Arrasó en los cines. Y catapultó a su realizador, inaugurando lo que podría
llamarse su década prodigiosa. Diez años, seis películas, 11
oscars, cuatro de ellos a los mejores efectos visuales. Y nunca sabes qué
bombón te va a tocar: en 1995, cuando recibió la estatuilla a mejor dirección
por Forrest Gump –su “gran golpe”, a los 44 años–, el
universo quiso que la recogiera de manos de su mentor. Como era tradición, el
galardón lo entregaba el ganador del año anterior: fue Spielberg, con La lista de Schindler.
Este año se han
cumplido tres décadas del estreno de Regreso al futuro.

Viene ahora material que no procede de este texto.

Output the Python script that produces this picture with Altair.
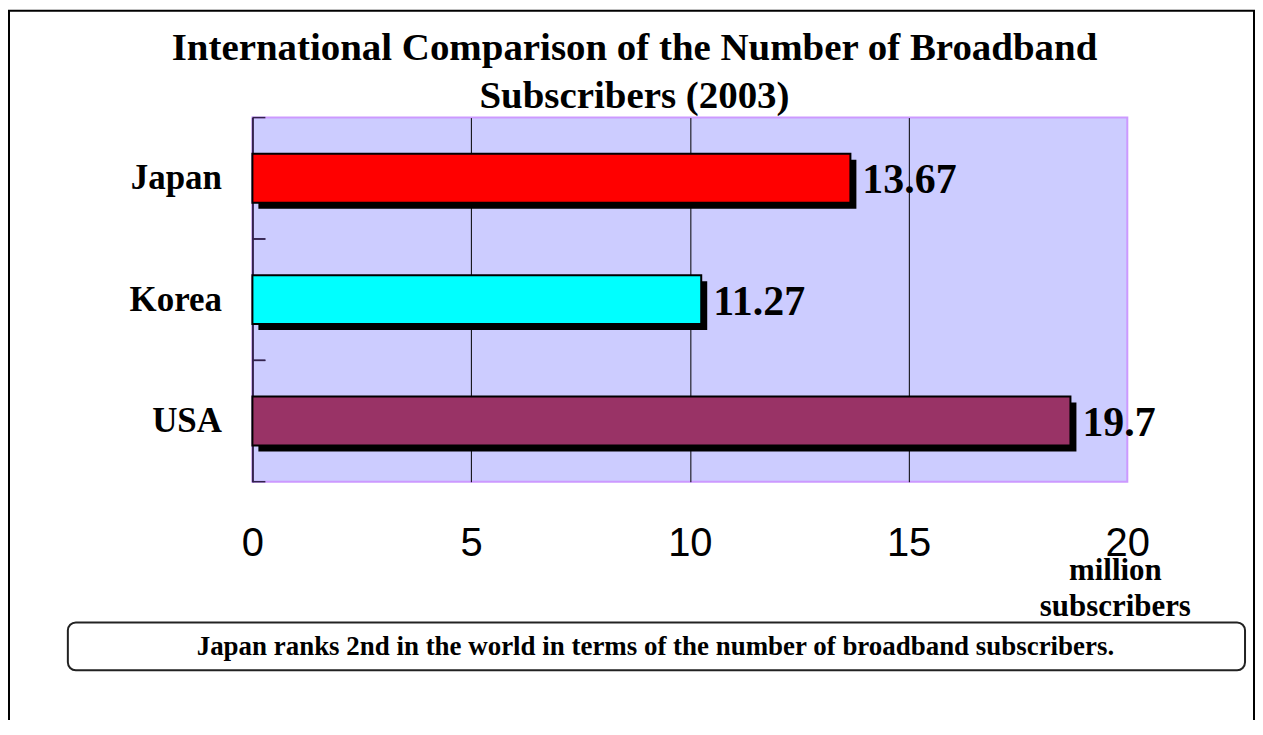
import altair as alt
import pandas as pd

countries = ["Japan", "Korea", "USA"]
values = [13.67, 10.26, 18.7]
value_labels = ["13.67", "11.27", "19.7"]
bar_colors = ["#FF0000", "#00FFFF", "#993366"]
x_ticks = [0, 5, 10, 15, 20]
title_lines = ["International Comparison of the Number of Broadband", "Subscribers (2003)"]
unit_lines = ["million", "subscribers"]
footnote = "Japan ranks 2nd in the world in terms of the number of broadband subscribers."

df = pd.DataFrame({"country": countries, "value": values, "label": value_labels, "color": bar_colors})

W, H = 877, 365
serif = "Liberation Serif"
sans = "Liberation Sans"


def yenc(band_pos=None):
    kw = {}
    if band_pos is not None:
        kw["bandPosition"] = band_pos
    return alt.Y(
        "country:N",
        sort=countries,
        scale=alt.Scale(type="band", paddingInner=0, paddingOuter=0),
        axis=alt.Axis(
            title=None, labelFont=serif, labelFontSize=35, labelFontWeight="bold",
            labelColor="black", labelPadding=31, ticks=False, tickSize=0,
            domain=True, domainColor="#33224d", domainWidth=2,
        ),
        **kw,
    )


xenc = alt.X(
    "value:Q",
    scale=alt.Scale(domain=[0, 20], nice=False, zero=True),
    axis=alt.Axis(
        values=x_ticks, title=None, labelFont=sans, labelFontSize=40, labelColor="black",
        labelPadding=42, ticks=False, tickSize=0, domain=False, labelFlush=False,
        labelOverlap=False, grid=True, gridWidth=1,
        gridColor={"condition": {"test": "datum.value === 0 || datum.value === 20", "value": "transparent"},
                   "value": "black"},
    ),
)

base = alt.Chart(df)

shadow = base.mark_bar(color="black", size=49, xOffset=6, yOffset=6).encode(x=xenc, y=yenc())
bars = base.mark_bar(size=49, stroke="black", strokeWidth=2).encode(
    x=xenc, y=yenc(), color=alt.Color("color:N", scale=None)
)
labels = base.mark_text(
    align="left", baseline="middle", dx=12, dy=2, font=serif, fontSize=42,
    fontWeight="bold", color="black",
).encode(x=xenc, y=yenc(), text="label:N")

ticks_top = base.mark_rule(color="#33224d", strokeWidth=1.5).encode(
    y=yenc(0), x=alt.value(0), x2=alt.value(13)
)
ticks_bot = base.mark_rule(color="#33224d", strokeWidth=1.5).encode(
    y=yenc(1), x=alt.value(0), x2=alt.value(13)
)


def text_layer(txt, x, y, size, align="center"):
    d = pd.DataFrame({"t": [txt]})
    return alt.Chart(d).mark_text(
        font=serif, fontSize=size, fontWeight="bold", color="black", align=align, baseline="middle"
    ).encode(x=alt.value(x), y=alt.value(y), text="t:N")


title1 = text_layer(title_lines[0], 383, -70, 39)
title2 = text_layer(title_lines[1], 383, -22, 39)
unit1 = text_layer(unit_lines[0], 865, 455, 31)
unit2 = text_layer(unit_lines[1], 865, 491, 31)

note_df = pd.DataFrame({"t": [footnote]})
note_box = alt.Chart(note_df).mark_rect(
    fill="white", stroke="#222222", strokeWidth=2, cornerRadius=8
).encode(x=alt.value(-185), x2=alt.value(995), y=alt.value(506), y2=alt.value(554))
note = text_layer(footnote, 404, 531, 27)

frame = alt.Chart(note_df).mark_rect(
    fillOpacity=0, stroke="black", strokeWidth=2
).encode(x=alt.value(-244), x2=alt.value(1004), y=alt.value(-107), y2=alt.value(720))

chart = alt.layer(
    shadow, bars, labels, ticks_top, ticks_bot, title1, title2, unit1, unit2, note_box, note, frame
).properties(
    width=W, height=H,
    autosize=alt.AutoSizeParams(type="none"),
    padding={"left": 245, "top": 109, "right": 128, "bottom": 238},
).configure_view(
    fill="#CCCCFF", stroke="#CC99FF", strokeWidth=2
)

chart.save("out.html", embed_options={"renderer": "svg", "actions": False})
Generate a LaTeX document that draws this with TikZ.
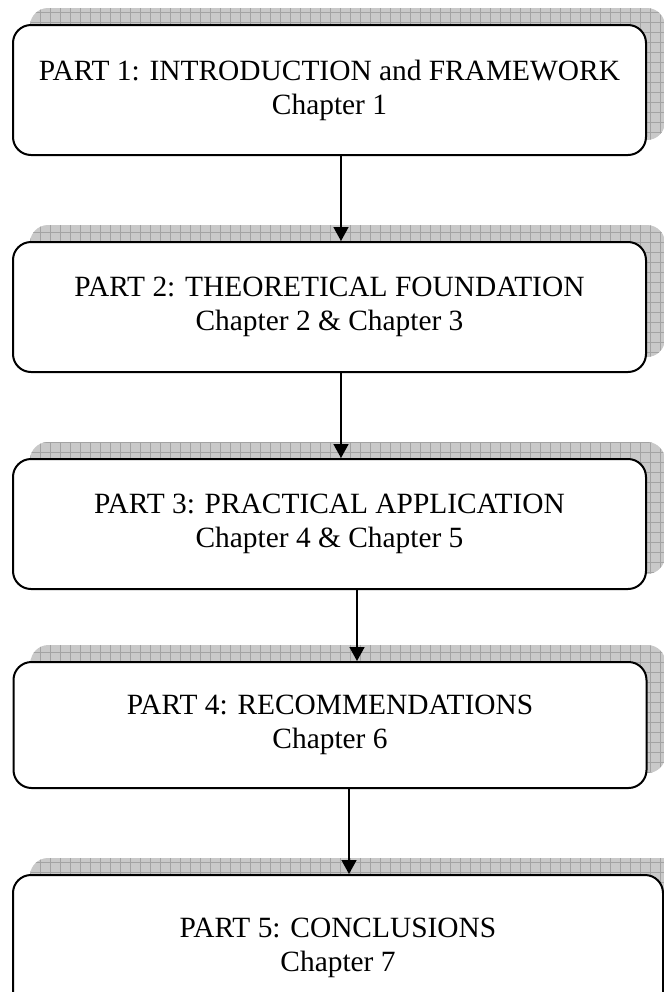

El 12 de octubre de 2015 fue además la fecha a la que Marty McFly y Doc Brown
viajaron en la secuela: un mundo en el que los automóviles y los patinetes
volaban, se llevaban robocordones en el calzado y los bolsillos de los vaqueros
por fuera. Con la excusa, el Museo
de Arte Moderno de Nueva York (MOMA) organizó en otoño una
retrospectiva de la obra de Zemeckis. El crítico de cine Dave Kehr, comisario
adjunto del departamento de cine en el museo, cuenta desde Nueva York: “Él
pertenece a una larga tradición de cineastas americanos que no ven
contradicción entre espectáculo e historia. Capaz de trabajar dentro del
sistema comercial, pero creando películas personales. Es autor de algunos de
los títulos estadounidenses más importantes de los últimos 30 años. Su trilogía
de Regreso al futuro pertenece al subconsciente del
país. Y hay frases de Forrest Gump que
la gente sigue citando, quizá erróneamente. Porque en su cine suele haber una
superficie placentera, pero si uno bucea, se vuelve duro y amargo. Forrest Gump no es solo esa cosa bonita. Sugiere
que en América el éxito depende de factores arbitrarios. Lo cual resulta
subversivo con el mito americano”. Sobre su década digital, Kehr lamenta que
Zemeckis dejara a un lado la “expresión personal”. Y cita como acierto de su
virtuosismo tecnológico la lágrima falsa que le colocó a Harrison Ford en Lo que la verdad esconde (2000). “Él
quiere el control total de la imagen. Y con sus incursiones en la técnica
de performance capture lo logró, pero a costa de
restar vida a la imagen”. El crítico y comisario disfrutó de su regreso al cine
de humanos, a “esa calidez” de El vuelo. Y de El desafío asegura: “El final es una obra maestra
de puro formalismo cinematográfico”.
Dice Zemeckis que cuando estrenó Regreso al futuro ni siquiera imaginaba que seguiría dirigiendo películas 30 años después: “Creía que a mi edad ya me habrían apartado. Soy incapaz de ver el futuro. Todo lo que predije cuando escribimos aquel guion eran bromas. Nunca le prestamos demasiada atención, jamás creímos que llegarían a significar nada. Inventamos cosas porque pensábamos que era divertido”. Quizá hubiera algo más. Una semilla. Cuando en la segunda parte Marty viaja a 2015, un tiburón digital surge de un cine con realismo pavoroso. Da la sensación de que el director llevara tres décadas persiguiendo esa imagen. Entre las nubes. Jugándosela en la cuerda floja de Hollywood.